Objective: Quote every line of the data below as it stands, omitting pictures.

Data segment:
▬▬▬▬▬▬▬▬▬▬

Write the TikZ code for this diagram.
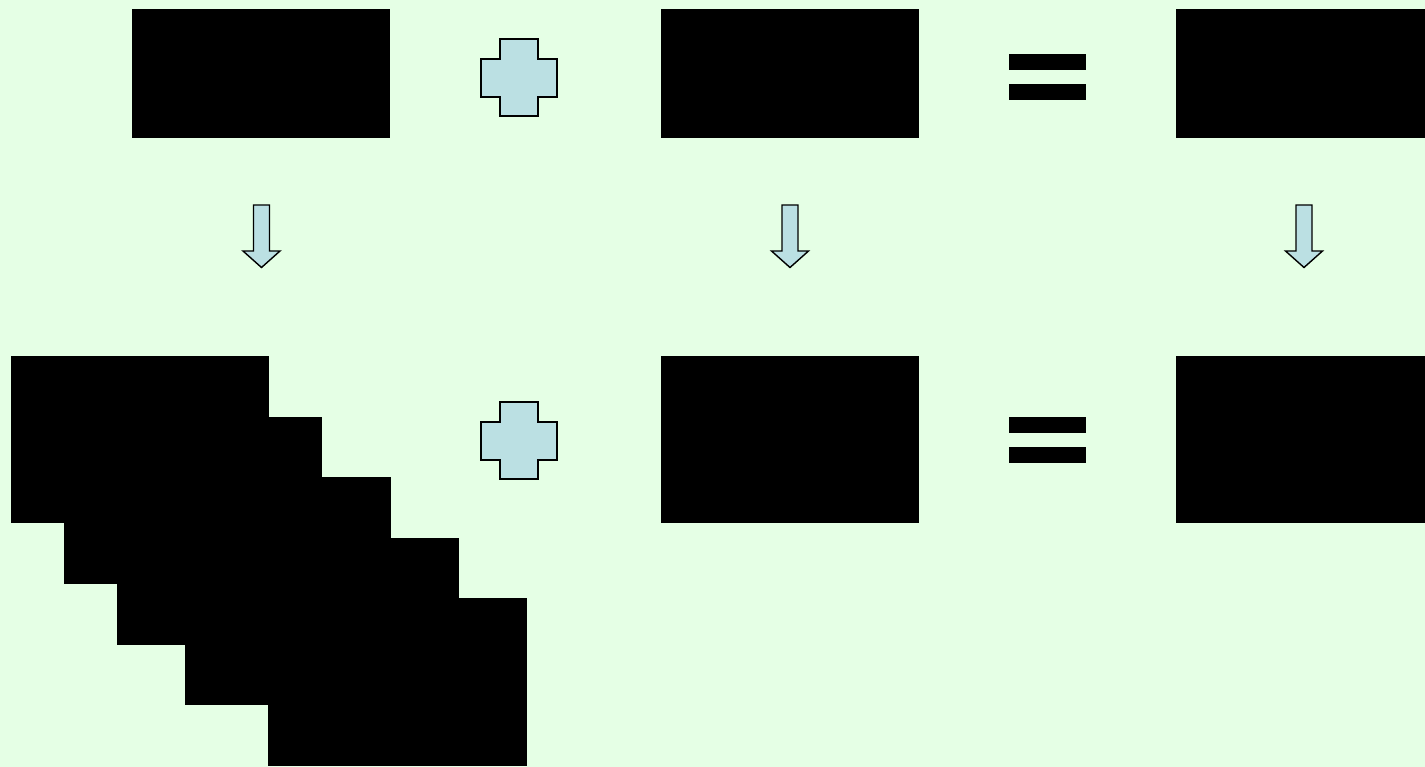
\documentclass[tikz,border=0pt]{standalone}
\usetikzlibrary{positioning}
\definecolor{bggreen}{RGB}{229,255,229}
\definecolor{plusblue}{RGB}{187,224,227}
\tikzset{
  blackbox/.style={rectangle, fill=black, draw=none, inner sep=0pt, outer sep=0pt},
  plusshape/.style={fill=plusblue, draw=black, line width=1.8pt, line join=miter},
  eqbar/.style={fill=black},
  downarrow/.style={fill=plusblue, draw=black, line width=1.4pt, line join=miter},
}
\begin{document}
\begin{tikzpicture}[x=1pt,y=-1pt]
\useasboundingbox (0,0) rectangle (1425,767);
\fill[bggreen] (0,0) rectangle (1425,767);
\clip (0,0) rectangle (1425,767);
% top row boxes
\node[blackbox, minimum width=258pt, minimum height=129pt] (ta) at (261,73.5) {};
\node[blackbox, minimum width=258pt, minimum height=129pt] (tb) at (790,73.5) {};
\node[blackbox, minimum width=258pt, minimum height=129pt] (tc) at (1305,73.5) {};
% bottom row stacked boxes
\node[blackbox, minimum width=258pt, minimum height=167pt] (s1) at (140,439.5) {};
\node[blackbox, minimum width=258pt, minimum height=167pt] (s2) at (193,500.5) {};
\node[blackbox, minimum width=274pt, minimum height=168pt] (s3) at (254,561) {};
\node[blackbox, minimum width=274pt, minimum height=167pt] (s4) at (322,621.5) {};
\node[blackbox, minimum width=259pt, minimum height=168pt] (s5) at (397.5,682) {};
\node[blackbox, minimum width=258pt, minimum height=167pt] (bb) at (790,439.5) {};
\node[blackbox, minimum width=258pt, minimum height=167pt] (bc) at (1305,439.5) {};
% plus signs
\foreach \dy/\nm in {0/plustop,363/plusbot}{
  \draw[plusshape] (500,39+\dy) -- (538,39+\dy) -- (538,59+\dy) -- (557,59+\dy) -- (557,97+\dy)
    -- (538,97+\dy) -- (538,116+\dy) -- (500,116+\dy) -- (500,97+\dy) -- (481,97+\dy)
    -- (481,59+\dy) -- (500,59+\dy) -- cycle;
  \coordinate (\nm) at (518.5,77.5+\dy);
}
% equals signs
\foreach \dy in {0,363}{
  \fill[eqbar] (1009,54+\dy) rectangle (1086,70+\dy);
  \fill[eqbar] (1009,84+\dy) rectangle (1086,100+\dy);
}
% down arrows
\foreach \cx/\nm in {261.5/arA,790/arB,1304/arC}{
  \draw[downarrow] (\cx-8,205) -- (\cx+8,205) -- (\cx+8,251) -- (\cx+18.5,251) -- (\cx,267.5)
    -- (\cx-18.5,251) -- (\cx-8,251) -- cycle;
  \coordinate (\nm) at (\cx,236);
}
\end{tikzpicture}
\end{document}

▬▬▬▬▬▬▬▬▬▬

Answer:
Write the TikZ code for this diagram.
\documentclass[tikz,border=0pt]{standalone}
\usetikzlibrary{positioning}
\definecolor{bggreen}{RGB}{229,255,229}
\definecolor{plusblue}{RGB}{187,224,227}
\tikzset{
  blackbox/.style={rectangle, fill=black, draw=none, inner sep=0pt, outer sep=0pt},
  plusshape/.style={fill=plusblue, draw=black, line width=1.8pt, line join=miter},
  eqbar/.style={fill=black},
  downarrow/.style={fill=plusblue, draw=black, line width=1.4pt, line join=miter},
}
\begin{document}
\begin{tikzpicture}[x=1pt,y=-1pt]
\useasboundingbox (0,0) rectangle (1425,767);
\fill[bggreen] (0,0) rectangle (1425,767);
\clip (0,0) rectangle (1425,767);
% top row boxes
\node[blackbox, minimum width=258pt, minimum height=129pt] (ta) at (261,73.5) {};
\node[blackbox, minimum width=258pt, minimum height=129pt] (tb) at (790,73.5) {};
\node[blackbox, minimum width=258pt, minimum height=129pt] (tc) at (1305,73.5) {};
% bottom row stacked boxes
\node[blackbox, minimum width=258pt, minimum height=167pt] (s1) at (140,439.5) {};
\node[blackbox, minimum width=258pt, minimum height=167pt] (s2) at (193,500.5) {};
\node[blackbox, minimum width=274pt, minimum height=168pt] (s3) at (254,561) {};
\node[blackbox, minimum width=274pt, minimum height=167pt] (s4) at (322,621.5) {};
\node[blackbox, minimum width=259pt, minimum height=168pt] (s5) at (397.5,682) {};
\node[blackbox, minimum width=258pt, minimum height=167pt] (bb) at (790,439.5) {};
\node[blackbox, minimum width=258pt, minimum height=167pt] (bc) at (1305,439.5) {};
% plus signs
\foreach \dy/\nm in {0/plustop,363/plusbot}{
  \draw[plusshape] (500,39+\dy) -- (538,39+\dy) -- (538,59+\dy) -- (557,59+\dy) -- (557,97+\dy)
    -- (538,97+\dy) -- (538,116+\dy) -- (500,116+\dy) -- (500,97+\dy) -- (481,97+\dy)
    -- (481,59+\dy) -- (500,59+\dy) -- cycle;
  \coordinate (\nm) at (518.5,77.5+\dy);
}
% equals signs
\foreach \dy in {0,363}{
  \fill[eqbar] (1009,54+\dy) rectangle (1086,70+\dy);
  \fill[eqbar] (1009,84+\dy) rectangle (1086,100+\dy);
}
% down arrows
\foreach \cx/\nm in {261.5/arA,790/arB,1304/arC}{
  \draw[downarrow] (\cx-8,205) -- (\cx+8,205) -- (\cx+8,251) -- (\cx+18.5,251) -- (\cx,267.5)
    -- (\cx-18.5,251) -- (\cx-8,251) -- cycle;
  \coordinate (\nm) at (\cx,236);
}
\end{tikzpicture}
\end{document}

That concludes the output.